15 La législation belge n’impose pas le recours à ce tribunal arbitral comme seul moyen de régler un litige opposant un particulier à un intermédiaire de voyages. Certes, une juridiction ordinaire saisie d’un litige faisant l’objet d’une convention d’arbitrage doit se déclarer incompétente en application de l’article 1679, paragraphe 1, du code judiciaire belge.

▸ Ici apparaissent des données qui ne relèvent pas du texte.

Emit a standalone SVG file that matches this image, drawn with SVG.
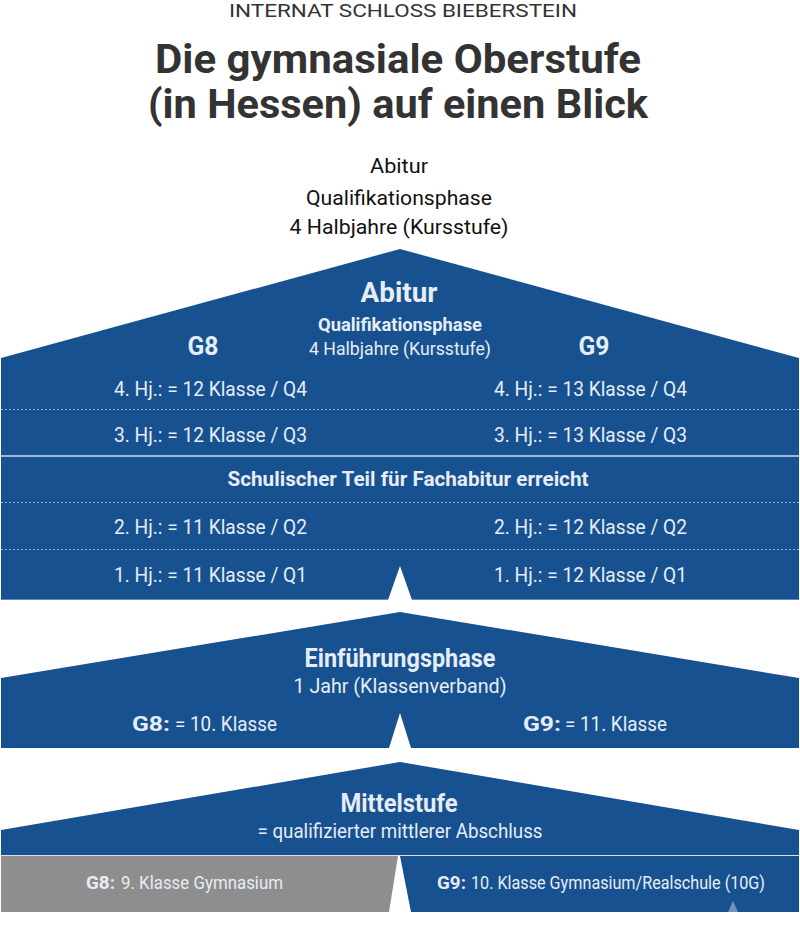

Néanmoins, la juridiction du collège d’arbitrage de la Commission de Litiges Voyages n’est pas obligatoire en ce sens que, en l’absence d’une convention d’arbitrage conclue entre les parties, un particulier peut s’adresser aux tribunaux ordinaires pour trancher le litige.
16 Puisque, dans l’affaire au principal, il n’y a aucune obligation, ni en droit ni en fait, pour les parties contractantes de confier leurs différends à l’arbitrage et que les autorités publiques belges ne sont pas impliquées dans le choix de la voie de l’arbitrage, le collège d’arbitrage de la Commission de Litiges Voyages ne saurait être considéré comme une juridiction d’un État membre au sens de l’article 234 CE.
17 Il en résulte que la Cour n’est pas compétente pour statuer sur les questions déférées par le collège d’arbitrage de la Commission de Litiges Voyages.

Sur les dépens
18 La procédure revêtant, à l’égard des parties au principal, le caractère d’un incident soulevé devant le collège d’arbitrage de la Commission de Litiges Voyages, il appartient à celui-ci de statuer sur les dépens. Les frais exposés pour soumettre des observations à la Cour, autres que ceux desdites parties, ne peuvent faire l’objet d’un remboursement.
Par ces motifs, la Cour (quatrième chambre) dit pour droit:
La Cour n’est pas compétente pour statuer sur les questions posées par le collège d’arbitrage de la Commission de Litiges Voyages. Signatures


1 – Langue de procédure: le français.